The brief
The E200 came in with the windscreen washer doing almost nothing useful: instead of two strong jets up the glass it was producing a weak dribble that landed at the bottom of the screen. The owner had already done the obvious things, topped up the washer fluid and had a look for anything obviously loose, and it was still weak. So it came in for a proper look.
The washer motor is a small electric pump in the bottom of the fluid reservoir. It pushes the fluid up the lines to the jets at pressure. When it ages, the bearings drag and the pump element wears, so it still runs and still draws current, it just can't build the pressure to throw a proper jet. That matched the symptom exactly.
The diagnosis
We checked the easy stuff first: the fuse and the wiring were clean, and the tank was full. Then the washer motor went on a bench test. It drew current fine, so the electrics were doing their job, but it was pumping at well below its rated pressure. Bearings dragging, pump worn. Cleaning it isn't a fix for that, it needs replacing.

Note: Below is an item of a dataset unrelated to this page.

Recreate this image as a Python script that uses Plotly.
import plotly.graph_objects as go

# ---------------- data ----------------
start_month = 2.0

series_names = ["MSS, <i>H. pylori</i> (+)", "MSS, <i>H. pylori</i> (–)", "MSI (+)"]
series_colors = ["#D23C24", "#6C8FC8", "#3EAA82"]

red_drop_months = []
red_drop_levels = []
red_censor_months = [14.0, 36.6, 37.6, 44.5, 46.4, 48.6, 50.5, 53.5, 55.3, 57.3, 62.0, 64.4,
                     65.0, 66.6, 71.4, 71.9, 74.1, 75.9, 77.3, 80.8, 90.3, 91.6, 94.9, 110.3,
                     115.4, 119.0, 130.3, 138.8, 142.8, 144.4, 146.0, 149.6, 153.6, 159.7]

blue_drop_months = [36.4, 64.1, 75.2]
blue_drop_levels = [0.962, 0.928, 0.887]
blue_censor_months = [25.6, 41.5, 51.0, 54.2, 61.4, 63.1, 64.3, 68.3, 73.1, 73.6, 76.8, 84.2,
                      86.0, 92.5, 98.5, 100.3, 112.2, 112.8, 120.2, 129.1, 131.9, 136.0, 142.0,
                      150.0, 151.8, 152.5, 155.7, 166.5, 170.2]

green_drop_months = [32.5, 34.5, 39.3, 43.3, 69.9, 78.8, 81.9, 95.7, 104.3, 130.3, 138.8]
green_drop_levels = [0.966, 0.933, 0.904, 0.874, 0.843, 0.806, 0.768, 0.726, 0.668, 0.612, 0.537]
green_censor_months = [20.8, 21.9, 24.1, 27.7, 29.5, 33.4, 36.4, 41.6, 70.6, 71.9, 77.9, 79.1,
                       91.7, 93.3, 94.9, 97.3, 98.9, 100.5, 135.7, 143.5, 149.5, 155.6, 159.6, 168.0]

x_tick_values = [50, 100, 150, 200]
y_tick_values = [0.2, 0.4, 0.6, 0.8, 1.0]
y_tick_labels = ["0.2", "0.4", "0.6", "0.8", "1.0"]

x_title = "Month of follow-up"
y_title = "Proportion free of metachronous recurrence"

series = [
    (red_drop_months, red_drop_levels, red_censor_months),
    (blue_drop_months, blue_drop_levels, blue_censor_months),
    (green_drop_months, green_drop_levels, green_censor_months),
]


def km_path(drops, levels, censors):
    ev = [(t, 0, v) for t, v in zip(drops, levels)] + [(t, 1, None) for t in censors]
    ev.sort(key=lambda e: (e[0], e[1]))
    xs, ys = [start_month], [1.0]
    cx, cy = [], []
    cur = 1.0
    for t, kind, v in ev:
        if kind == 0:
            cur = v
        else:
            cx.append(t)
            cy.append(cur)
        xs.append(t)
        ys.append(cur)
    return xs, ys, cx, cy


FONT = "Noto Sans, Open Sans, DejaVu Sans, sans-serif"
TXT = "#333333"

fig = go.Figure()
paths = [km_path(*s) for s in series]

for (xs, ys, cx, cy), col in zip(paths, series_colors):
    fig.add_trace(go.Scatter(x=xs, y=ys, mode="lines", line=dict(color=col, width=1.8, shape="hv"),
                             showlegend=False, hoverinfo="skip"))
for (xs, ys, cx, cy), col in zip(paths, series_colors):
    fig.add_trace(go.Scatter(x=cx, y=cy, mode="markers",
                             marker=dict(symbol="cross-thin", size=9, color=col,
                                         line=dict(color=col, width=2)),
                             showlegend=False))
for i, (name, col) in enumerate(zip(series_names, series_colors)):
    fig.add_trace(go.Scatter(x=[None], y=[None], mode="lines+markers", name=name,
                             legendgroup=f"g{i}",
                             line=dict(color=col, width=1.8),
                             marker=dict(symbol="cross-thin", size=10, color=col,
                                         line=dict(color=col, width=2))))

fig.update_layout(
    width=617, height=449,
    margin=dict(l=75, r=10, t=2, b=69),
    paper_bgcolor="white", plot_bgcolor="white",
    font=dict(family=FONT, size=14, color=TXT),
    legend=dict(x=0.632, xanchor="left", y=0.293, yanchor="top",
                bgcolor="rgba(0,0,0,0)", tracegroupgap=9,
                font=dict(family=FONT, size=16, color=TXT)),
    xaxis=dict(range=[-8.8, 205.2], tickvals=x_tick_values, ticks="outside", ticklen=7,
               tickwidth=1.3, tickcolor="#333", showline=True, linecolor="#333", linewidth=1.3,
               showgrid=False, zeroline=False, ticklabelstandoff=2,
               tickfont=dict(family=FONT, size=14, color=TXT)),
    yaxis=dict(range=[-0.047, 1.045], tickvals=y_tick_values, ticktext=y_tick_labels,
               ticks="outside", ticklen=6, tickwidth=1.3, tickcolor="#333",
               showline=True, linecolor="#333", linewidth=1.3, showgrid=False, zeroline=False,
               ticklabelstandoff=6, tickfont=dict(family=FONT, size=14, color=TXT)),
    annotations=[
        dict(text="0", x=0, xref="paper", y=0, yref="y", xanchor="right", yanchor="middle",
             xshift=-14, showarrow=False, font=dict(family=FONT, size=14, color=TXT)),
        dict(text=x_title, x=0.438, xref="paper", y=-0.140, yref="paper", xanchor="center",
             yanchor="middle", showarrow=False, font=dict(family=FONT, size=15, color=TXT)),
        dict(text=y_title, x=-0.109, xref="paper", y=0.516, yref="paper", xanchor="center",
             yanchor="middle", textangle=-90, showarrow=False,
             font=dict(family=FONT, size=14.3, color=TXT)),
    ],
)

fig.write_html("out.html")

While the car was up, a look round the engine found a couple of the engine mounts getting tired, the rubber softened with age, so those went on the list to do at the same time rather than ask the owner back for a second visit.
The work
The under-bonnet access trim came off, the old washer motor was dropped out of the reservoir, and a new Mercedes-spec pump went in with fresh sealing grommets so it doesn't weep around the tank. The harness and supply line were reseated, the tank refilled, and both windscreen jets re-aimed so they hit the centre of the wiper sweep instead of the bottom of the glass.
While the car was in, the tired engine mounts were swapped for new Mercedes-spec units, which is what keeps the engine's vibration from working its way into the cabin.

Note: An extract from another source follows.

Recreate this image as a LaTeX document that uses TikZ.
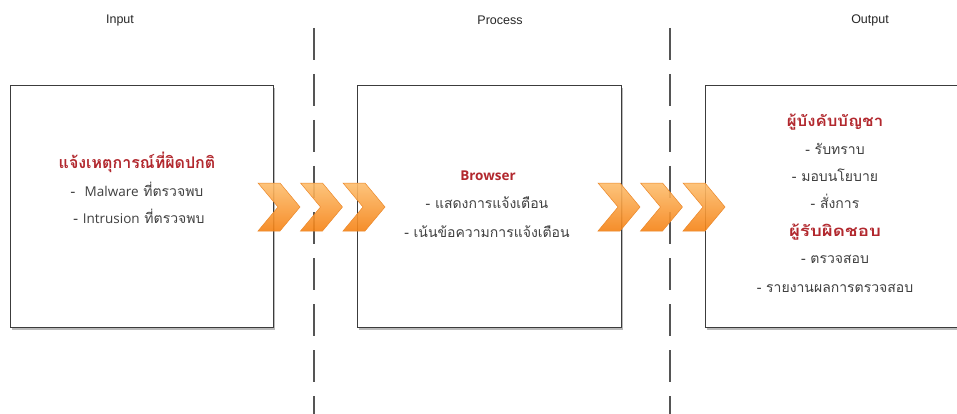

Then everything was tested: washers, wipe pattern, and a run to check the engine sat quieter.
The outcome
Two strong jets up the glass on the first press, and a clean wipe pattern after, no streaks, no dribble.
The E200 went home with the washers behaving the way they should, and with fresh engine mounts in place of the tired ones, which keeps the engine's vibration from coming through into the cabin on idle and on gear changes. Two small jobs in one visit, both the kind that quietly make the car nicer to live with.